With the exception of the United Wa State Army, and its close ally the Mongla Army, the country’s largest opposition armed forces have demanded the government commits to nationwide political dialogue in return for ceasefires. While the government has agreed in principle, its own three-stage “roadmap to eternal peace” remains starkly at odds with this fundamental demand. So, how successful can this roadmap be, and what are the realistic alternatives being put forward by the ethnic armed groups?
On March 1, President Thein Sein further clarified the basics of the roadmap, as part of his speech to the Parliament. The three stages are to first sign a ceasefire that brings an end to hostilities; second to engage in economic development, work to eradicate drugs, and to assimilate into the state military and political framework; and third to work through the Parliament to “amend the Constitution by common consent so as to address [the government, national races and all citizens’] needs.”
In the case of the ongoing conflict in Kachin State, where the Tatmadaw (armed forces) remains engaged in daily conflict with the country’s second largest armed group, the Kachin Independence Army (KIA), even stage one remains distant.
“There are currently clashes and skirmishes every day in Kachin State between our troops and government troops,” explains La Ja, general secretary of the Kachin Independence Organization (KIO), the KIA's political wing.
“Now, [government troops] are mostly in the northeastern part of Shan State in our 4th Brigade, 8th Battalion area. In Kachin State it is mainly areas east of Myitkyina, in our northern headquarters in the Sittaung area. [There are also government troops on the offensive] farther south in Bhamo, while others are west of the Irrawaddy River in the other special region [areas administered by the KIO for nearly two decades through the 1994 ceasefire agreement with the government].
“The meetings are civil. At the table, Aung Thaung [the government’s head negotiator] speaks very respectfully so the talks go smoothly … but the military’s offensive is now clearly aimed at overrunning our area. They are just aiming to dominate and control the region.”

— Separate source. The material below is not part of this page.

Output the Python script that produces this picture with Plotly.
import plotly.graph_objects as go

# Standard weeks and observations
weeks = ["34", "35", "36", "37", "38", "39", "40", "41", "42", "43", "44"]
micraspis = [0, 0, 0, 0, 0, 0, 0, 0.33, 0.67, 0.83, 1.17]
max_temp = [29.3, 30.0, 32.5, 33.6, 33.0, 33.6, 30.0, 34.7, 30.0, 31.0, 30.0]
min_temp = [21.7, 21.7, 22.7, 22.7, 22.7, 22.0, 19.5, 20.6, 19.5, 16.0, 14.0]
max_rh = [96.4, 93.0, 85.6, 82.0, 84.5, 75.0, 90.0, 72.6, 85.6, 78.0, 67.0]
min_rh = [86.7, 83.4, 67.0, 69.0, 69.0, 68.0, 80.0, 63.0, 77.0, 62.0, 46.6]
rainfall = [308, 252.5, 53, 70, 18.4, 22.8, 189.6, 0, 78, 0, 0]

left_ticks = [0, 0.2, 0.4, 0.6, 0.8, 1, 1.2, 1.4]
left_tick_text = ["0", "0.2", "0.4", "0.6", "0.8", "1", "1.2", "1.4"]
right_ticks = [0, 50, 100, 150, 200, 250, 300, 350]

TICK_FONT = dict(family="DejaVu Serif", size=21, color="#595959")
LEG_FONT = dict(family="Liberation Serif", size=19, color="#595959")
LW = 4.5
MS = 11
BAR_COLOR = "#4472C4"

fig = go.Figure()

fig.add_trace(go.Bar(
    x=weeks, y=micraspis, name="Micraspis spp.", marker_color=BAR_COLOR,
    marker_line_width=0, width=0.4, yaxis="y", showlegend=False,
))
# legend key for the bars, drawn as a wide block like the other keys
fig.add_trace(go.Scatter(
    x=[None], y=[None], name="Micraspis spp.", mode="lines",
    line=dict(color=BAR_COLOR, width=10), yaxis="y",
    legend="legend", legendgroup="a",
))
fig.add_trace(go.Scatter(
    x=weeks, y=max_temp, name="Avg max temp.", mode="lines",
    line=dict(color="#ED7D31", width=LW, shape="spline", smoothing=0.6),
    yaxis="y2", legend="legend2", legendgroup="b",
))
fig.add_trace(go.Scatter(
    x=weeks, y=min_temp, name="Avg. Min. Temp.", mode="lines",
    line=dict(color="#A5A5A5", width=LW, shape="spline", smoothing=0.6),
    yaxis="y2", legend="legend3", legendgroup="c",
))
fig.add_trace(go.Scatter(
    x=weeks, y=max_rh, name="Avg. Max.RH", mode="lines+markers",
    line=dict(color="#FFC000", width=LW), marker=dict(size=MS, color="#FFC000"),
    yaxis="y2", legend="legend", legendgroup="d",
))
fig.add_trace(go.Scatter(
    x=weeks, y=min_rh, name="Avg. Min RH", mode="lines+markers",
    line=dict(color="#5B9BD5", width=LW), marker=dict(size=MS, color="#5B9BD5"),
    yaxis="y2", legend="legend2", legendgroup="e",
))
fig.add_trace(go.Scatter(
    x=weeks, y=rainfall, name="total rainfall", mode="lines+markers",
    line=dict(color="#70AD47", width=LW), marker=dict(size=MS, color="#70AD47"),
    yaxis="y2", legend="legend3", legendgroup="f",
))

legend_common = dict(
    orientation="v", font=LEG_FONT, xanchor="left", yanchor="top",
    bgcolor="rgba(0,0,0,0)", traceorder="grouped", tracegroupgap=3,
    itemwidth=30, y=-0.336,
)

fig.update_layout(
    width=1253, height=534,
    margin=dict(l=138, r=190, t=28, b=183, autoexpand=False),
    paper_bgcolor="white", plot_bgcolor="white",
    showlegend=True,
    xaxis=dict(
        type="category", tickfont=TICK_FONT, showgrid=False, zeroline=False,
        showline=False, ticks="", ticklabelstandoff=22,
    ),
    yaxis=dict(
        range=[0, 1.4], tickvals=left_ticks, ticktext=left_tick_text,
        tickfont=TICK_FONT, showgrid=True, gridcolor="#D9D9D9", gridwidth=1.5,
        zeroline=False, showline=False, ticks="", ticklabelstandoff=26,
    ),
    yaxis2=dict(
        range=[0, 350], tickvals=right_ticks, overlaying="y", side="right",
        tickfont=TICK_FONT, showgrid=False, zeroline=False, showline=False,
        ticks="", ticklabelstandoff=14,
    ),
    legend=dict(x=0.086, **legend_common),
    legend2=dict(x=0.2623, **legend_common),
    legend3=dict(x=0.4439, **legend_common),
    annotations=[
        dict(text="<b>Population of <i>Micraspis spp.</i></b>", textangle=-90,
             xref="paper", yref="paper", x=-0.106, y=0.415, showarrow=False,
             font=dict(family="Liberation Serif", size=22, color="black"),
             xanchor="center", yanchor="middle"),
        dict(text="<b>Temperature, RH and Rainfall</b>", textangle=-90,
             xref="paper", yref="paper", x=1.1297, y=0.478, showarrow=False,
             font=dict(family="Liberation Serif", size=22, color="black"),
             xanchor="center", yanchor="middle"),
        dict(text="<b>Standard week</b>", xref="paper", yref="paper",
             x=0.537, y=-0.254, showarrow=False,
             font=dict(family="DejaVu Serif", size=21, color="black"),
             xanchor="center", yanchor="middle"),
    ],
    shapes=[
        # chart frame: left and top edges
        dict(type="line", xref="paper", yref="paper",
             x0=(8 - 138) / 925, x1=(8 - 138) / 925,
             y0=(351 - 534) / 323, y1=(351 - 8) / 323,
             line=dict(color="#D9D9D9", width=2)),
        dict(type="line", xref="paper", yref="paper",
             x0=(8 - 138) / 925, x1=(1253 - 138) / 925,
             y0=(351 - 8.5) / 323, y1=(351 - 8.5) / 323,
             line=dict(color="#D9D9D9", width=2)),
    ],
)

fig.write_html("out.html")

From the government’s perspective, and indeed at first glance to most observers, it is the KIO that is thwarting the peace process. In successive talks they have refused to sign a new ceasefire as the first step and insist upon immediate political dialogue. However, with no aims to go on the offensive into government territory, and the feeling that their previous 17-year ceasefire gained them very little, the signing of another gestural agreement seems pointless when an end to hostilities depends only on the government pulling back its troops.
“Ceasefires themselves cannot achieve long-lasting peace.” La Ja stressed. “We don’t want to fight but this fighting was started by 'you' encroaching on our territory, so if 'you' withdraw 'your' troops then there will be no clashes and no fighting.”

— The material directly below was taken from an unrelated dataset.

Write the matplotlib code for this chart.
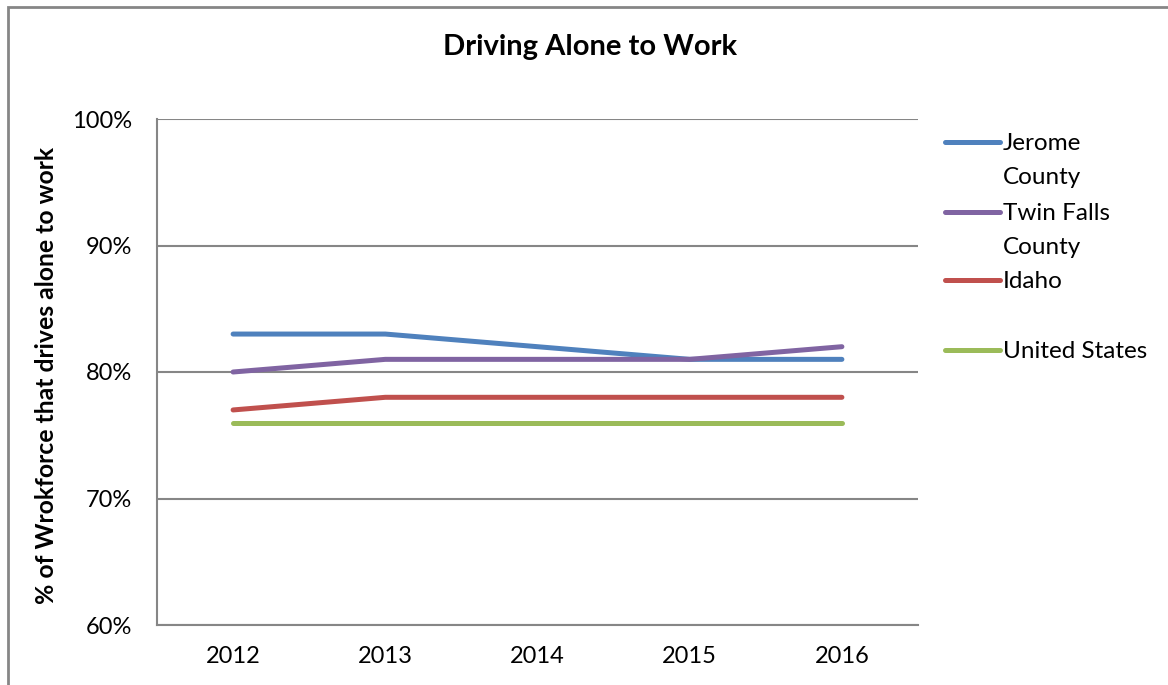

To show commitment to stage one of the road map, Thein Sein, and the ceasefire delegation should be focusing primarily on its own military, in order to bring troops back out of KIO territory and build trust. Comprehensive action to crack down on human rights abuses on ethnic civilians should also be taken. While routine extortion and destruction of livelihoods continue and regular incidents of extrajudicial killing and sexual abuse are taking place, government demands for the KIO to halt all hostilities are likely to fall on deaf ears.

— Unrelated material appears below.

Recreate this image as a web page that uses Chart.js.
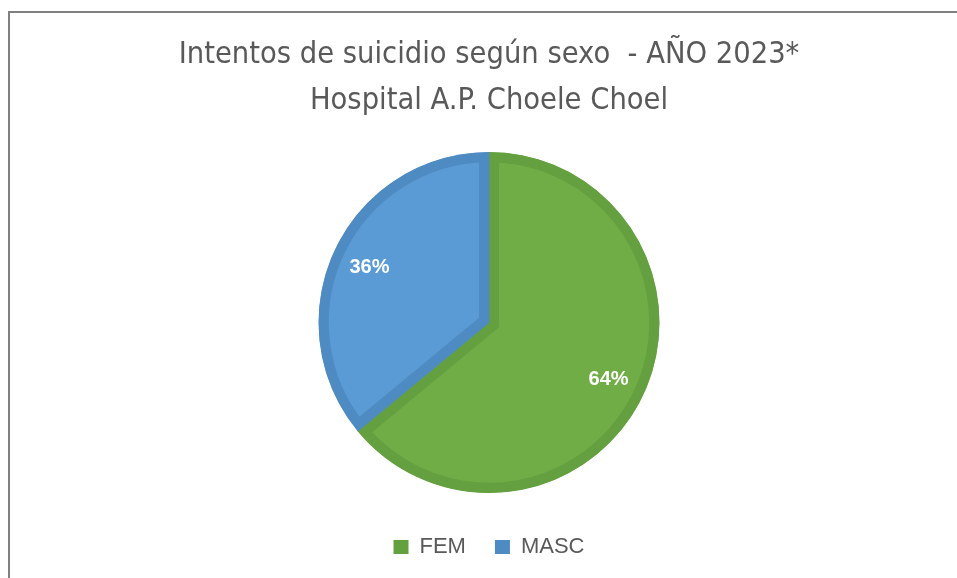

Farther south, according to David Taw, secretary of the Karen National Union (KNU) Peace Committee, for them also, “the first stage is still not complete. There are many areas where there are still clashes so a ceasefire is not in place yet.” But he remains largely positive saying, “I think it is based on communication. If we can develop good communication, these things won't happen.”
According to anonymous sources in numerous KNU areas, however, tensions are increasing further, primarily due to extensive resupplying by the Tatmadaw on its frontiers, in areas previously isolated by ambushes of the Karen National Liberation Army (KNLA), the KNU's military wing.